The best shows to see at this year's Beijing Music Festival
China's premier classical music festival enters its third decade
Rightfully lauded for the variety of its sharp, sophisticated programmes, the Beijing Music Festival (BMF) returns this October for the twenty-first year running. Standouts on the bill include rising star composer Fay Kueen Wang's immersive reinvention of opera's oldest story, Orfeo (The Red, Oct 19), as well as two concerts celebrating Leonard Bernstein's centenary, featuring his second symphony (Poly Theatre, Oct 16), and the score to West Side Story (Forbidden City Concert Hall, Oct 25). Here are just some of the other highlights. For the complete schedule, visit bmf.org.cn.
The Diary of One Who Disappeared
Image: Jan Versweyveld
Artists have always had muses, but the platonic relationship of Kamila Stösslová and Leoš Janáček was unusually and wonderfully fertile. The Czech nationalist composer's chance meeting with this married mother-of-two nearly four decades his junior consumed him until his death, inspiring works such as The Cunning Little Vixen, The Makropulos Affair, Glagolitic Mass, String Quartet No. 2, and the song cycle, The Diary of One Who Disappeared.
Diary is drawn from a series of poems about a peasant boy obsessed with a gypsy girl. This clearly resonated with Janáček, who channelled his unrequited feelings for Stösslová into an ardent, even erotic song cycle where a tenor, mezzo-soprano, a small female choir and a piano chronicle a story of passion, consummation and predictable tragedy (operas with gypsy girls rarely end well). The BMF has always excelled in opera programming; this year, Muziektheater Transparant gives its music theatre version of Diary its Asia premiere.
Beethoven Concerto Cycle
In 2013, his celebrated Beethoven sonata cycle made him BMF’s Artist of the Year; in 2018, Rudolf Buchbinder performs the master’s piano concertos from start to finish. During his five-decade-long career, Buchbinder has made over 100 recordings of multiple artists, but his name is increasingly twinned with Beethoven, who he says has pursued him day and night, and even entered his dreams. And although sometimes criticised for erratic interpretations, Buchbinder's performances are based on copious research drawn from his extensive collection of untouched manuscripts, first editions and revisions – he owns 18 editions of Beethoven's sonatas alone. This level of care and attention to detail is rare in our modern age, which in itself makes these concerts worth seeing.
Farewell My Concubine
The BMF has spent years developing their China Concept, giving a platform – and even commissions – to Chinese composers and showcasing Chinese performances. In 2010, the BMF presented Ye Xiaogang’s Western-opera-style version of Farewell My Concubine; this year, at the BMF Grand Opening, director and designer Chen Shi-Zheng presents a reimagined version of the Peking opera classic by combining multimedia effects, modern dance and spectacle-style Chinese theatre.
Written on Skin
Image: Matthew Lloyd
This powerful opera is drawn from a French medieval tale of obsession. A wealthy landowner (the Protector) hires a young manuscript illuminator (the Boy) to record his life, until he discovers his biographer’s affair with his beautiful, if oppressed, wife (Agnès). Enraged, he murders the Boy and cooks his heart for a special dinner, breaking the news after Agnès has cleaned her plate. As he moves to exact revenge, she leaps from a balcony to her death, but not before telling her husband that he can never undo what the Boy has 'written on her skin' – a romantic, even erotic bent to medieval texts written on animal skin.

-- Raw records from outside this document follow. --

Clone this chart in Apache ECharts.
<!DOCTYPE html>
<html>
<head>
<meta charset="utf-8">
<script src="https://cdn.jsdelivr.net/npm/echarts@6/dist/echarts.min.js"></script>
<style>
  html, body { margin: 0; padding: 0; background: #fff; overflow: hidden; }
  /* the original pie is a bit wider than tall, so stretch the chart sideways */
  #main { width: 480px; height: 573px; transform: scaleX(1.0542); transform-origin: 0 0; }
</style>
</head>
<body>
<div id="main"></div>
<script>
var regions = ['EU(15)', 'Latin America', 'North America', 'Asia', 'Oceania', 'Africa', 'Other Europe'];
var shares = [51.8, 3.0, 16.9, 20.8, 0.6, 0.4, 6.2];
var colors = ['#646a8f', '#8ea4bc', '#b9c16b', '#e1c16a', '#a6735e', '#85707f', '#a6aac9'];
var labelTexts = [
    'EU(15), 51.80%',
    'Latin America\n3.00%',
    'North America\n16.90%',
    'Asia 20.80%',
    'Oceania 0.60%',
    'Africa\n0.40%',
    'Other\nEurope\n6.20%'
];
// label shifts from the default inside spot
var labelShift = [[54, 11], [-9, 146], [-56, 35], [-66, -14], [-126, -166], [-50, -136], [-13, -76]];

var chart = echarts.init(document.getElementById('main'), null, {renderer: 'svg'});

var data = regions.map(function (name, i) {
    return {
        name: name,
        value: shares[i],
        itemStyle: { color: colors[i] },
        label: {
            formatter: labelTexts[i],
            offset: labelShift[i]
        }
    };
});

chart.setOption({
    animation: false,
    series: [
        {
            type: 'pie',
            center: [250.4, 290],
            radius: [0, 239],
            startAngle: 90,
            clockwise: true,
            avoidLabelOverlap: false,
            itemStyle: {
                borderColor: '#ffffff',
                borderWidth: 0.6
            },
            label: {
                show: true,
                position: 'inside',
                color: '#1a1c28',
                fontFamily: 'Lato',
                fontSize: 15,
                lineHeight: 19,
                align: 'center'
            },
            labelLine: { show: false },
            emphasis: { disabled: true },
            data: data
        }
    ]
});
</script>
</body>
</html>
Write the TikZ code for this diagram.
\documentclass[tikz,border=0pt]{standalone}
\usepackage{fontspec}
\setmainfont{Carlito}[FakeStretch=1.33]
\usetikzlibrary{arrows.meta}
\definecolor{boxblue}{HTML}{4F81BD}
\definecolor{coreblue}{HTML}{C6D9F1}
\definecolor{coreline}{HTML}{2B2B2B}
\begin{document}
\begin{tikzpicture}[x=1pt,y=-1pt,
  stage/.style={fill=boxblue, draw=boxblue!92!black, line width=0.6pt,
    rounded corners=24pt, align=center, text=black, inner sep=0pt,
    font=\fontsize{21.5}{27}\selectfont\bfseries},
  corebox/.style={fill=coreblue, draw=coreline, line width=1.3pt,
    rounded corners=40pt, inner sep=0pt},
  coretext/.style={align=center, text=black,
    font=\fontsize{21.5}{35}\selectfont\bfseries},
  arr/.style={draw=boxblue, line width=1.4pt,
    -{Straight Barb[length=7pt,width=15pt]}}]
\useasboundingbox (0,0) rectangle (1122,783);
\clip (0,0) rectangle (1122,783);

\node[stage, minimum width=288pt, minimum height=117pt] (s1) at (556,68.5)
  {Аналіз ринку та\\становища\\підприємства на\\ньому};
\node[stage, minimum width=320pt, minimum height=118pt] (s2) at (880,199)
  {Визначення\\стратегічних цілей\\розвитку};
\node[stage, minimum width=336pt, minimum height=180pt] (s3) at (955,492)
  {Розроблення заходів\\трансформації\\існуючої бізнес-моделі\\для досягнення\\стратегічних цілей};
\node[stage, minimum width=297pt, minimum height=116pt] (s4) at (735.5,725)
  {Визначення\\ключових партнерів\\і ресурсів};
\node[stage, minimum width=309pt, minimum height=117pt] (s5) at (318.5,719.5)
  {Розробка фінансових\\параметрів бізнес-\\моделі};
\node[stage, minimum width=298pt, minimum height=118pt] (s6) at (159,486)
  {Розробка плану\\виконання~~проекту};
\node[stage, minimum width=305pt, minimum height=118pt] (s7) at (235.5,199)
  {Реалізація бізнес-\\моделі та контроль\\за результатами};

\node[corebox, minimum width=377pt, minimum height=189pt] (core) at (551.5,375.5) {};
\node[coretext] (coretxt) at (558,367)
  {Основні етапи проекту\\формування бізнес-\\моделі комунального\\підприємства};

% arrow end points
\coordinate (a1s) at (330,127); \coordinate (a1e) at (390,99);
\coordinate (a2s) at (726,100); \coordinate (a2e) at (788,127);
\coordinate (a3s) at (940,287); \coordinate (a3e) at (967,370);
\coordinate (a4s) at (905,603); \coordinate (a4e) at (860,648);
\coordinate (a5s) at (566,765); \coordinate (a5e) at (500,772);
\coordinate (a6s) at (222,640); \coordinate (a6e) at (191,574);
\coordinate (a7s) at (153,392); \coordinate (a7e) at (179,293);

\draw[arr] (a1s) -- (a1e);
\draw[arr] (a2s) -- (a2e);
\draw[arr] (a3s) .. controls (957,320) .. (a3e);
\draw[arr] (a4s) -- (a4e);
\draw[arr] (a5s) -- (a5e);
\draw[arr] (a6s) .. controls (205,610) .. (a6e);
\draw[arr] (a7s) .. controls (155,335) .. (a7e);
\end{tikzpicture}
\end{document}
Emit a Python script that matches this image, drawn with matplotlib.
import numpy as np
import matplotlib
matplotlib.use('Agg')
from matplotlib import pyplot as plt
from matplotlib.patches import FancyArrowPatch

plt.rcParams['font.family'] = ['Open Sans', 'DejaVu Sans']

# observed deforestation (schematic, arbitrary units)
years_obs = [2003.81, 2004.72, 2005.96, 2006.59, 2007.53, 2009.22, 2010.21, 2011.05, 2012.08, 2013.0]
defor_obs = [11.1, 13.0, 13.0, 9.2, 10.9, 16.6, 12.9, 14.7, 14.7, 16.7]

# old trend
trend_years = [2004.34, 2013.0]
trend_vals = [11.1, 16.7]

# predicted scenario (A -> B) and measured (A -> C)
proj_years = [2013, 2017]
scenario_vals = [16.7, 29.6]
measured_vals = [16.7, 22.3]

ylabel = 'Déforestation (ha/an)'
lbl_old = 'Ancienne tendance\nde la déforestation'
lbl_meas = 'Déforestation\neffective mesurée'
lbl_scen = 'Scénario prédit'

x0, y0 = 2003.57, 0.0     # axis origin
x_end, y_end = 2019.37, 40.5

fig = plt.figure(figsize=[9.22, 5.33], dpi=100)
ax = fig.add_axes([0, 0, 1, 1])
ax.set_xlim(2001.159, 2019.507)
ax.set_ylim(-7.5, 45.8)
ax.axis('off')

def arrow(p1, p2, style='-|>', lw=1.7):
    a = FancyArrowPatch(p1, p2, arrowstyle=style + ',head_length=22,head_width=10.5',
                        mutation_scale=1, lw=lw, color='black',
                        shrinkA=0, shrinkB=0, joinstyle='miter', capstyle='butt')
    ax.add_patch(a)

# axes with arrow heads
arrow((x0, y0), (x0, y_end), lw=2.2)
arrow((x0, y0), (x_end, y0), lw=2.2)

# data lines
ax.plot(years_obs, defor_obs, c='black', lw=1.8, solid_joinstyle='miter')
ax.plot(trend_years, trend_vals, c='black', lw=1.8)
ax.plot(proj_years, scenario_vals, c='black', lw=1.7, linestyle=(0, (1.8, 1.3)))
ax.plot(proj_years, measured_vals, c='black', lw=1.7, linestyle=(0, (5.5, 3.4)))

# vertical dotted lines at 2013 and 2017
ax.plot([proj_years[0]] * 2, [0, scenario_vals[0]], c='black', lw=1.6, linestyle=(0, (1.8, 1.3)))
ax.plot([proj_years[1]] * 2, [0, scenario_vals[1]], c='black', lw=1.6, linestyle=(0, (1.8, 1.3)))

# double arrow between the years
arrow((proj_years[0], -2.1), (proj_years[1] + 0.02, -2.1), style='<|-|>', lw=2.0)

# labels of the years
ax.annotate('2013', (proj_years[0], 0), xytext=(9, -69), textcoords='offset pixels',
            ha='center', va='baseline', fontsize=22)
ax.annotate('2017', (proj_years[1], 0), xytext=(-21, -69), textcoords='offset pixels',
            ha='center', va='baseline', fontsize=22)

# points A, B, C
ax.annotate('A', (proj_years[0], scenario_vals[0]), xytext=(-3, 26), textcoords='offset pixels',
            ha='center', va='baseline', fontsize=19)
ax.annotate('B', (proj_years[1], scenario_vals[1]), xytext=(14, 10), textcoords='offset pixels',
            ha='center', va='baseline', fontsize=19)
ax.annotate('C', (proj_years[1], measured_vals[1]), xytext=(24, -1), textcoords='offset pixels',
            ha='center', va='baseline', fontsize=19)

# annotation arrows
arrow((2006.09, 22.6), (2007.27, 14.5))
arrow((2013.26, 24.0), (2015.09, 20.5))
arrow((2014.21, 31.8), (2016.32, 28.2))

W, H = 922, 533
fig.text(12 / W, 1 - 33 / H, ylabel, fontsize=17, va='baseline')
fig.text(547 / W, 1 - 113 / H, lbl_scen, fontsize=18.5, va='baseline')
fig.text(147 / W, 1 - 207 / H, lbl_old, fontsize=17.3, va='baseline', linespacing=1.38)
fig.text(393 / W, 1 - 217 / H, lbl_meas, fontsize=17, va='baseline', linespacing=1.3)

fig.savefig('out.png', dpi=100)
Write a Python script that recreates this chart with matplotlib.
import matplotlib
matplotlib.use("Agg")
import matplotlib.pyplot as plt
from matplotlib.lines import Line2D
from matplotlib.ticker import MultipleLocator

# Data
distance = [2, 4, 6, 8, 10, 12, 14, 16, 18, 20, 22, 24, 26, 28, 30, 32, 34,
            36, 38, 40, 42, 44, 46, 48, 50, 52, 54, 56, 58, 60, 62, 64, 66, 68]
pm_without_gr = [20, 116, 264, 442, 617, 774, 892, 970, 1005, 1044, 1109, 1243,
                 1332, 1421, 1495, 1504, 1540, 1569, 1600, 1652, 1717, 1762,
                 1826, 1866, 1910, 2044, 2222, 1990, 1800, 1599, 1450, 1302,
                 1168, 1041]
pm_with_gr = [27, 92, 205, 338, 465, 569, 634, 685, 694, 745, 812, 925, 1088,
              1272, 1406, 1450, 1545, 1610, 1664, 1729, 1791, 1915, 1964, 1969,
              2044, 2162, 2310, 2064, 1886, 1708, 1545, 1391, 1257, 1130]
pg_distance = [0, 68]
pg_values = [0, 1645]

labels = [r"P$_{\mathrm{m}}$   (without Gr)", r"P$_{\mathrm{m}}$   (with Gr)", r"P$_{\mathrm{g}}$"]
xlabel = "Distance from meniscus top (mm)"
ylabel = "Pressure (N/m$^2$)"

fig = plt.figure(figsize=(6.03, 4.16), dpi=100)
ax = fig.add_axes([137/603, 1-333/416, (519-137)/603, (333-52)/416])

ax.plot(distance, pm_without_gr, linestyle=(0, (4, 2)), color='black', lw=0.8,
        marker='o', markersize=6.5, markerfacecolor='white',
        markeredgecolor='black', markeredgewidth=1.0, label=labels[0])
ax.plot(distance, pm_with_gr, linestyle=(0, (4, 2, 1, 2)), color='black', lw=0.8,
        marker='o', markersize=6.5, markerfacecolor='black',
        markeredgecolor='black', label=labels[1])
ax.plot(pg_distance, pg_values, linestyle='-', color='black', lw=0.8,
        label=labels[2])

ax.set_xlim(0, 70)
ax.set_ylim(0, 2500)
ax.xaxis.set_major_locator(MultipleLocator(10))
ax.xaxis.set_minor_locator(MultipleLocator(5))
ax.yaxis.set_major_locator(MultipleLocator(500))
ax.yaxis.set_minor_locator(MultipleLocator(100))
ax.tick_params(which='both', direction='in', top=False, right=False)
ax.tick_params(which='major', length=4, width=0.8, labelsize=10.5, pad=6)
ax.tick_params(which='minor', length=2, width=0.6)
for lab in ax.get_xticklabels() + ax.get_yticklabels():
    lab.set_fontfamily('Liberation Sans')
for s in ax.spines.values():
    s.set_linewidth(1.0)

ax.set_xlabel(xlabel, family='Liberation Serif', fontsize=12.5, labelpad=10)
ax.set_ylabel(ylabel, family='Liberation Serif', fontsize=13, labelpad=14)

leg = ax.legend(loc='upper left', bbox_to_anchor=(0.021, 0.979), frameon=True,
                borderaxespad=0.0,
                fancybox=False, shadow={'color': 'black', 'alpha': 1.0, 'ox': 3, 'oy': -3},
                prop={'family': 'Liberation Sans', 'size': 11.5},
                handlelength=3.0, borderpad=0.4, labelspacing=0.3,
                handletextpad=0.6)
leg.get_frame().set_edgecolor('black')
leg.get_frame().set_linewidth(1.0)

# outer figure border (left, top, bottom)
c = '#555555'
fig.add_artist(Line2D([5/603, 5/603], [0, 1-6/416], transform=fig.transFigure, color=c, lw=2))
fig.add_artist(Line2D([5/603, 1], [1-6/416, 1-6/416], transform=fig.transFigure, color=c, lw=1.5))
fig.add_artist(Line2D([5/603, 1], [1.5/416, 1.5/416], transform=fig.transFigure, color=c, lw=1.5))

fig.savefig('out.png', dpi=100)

Composer George Benjamin (above), a former composing prodigy whose mentor Olivier Messiaen compared him to Mozart, breaks tradition by making the hero a countertenor, an adult male singing in soprano range, which makes for unique duets between the Boy and soprano Agnès. He also backs him with unusual instruments such as mandolins, the Baroque-era viola da gamba and the glass harmonica: invented by Benjamin Franklin, this controversial instrument has over the years been said to cause melancholia, nervous disorders or madness for musicians and listeners alike. Find out for yourself.
The Orphan of Zhao
Theatregoers who missed New York's Lincoln Center production in 2003 can finally see The Orphan of Zhao. For this version of the Yuan dynasty play – the first Chinese play ever translated into any European language – composer Stephin Merritt has reworked some melodies, but regardless of the music, the 13th-century story of love, loyalty and the revenge of 300 murdered family members still resonates through the ages.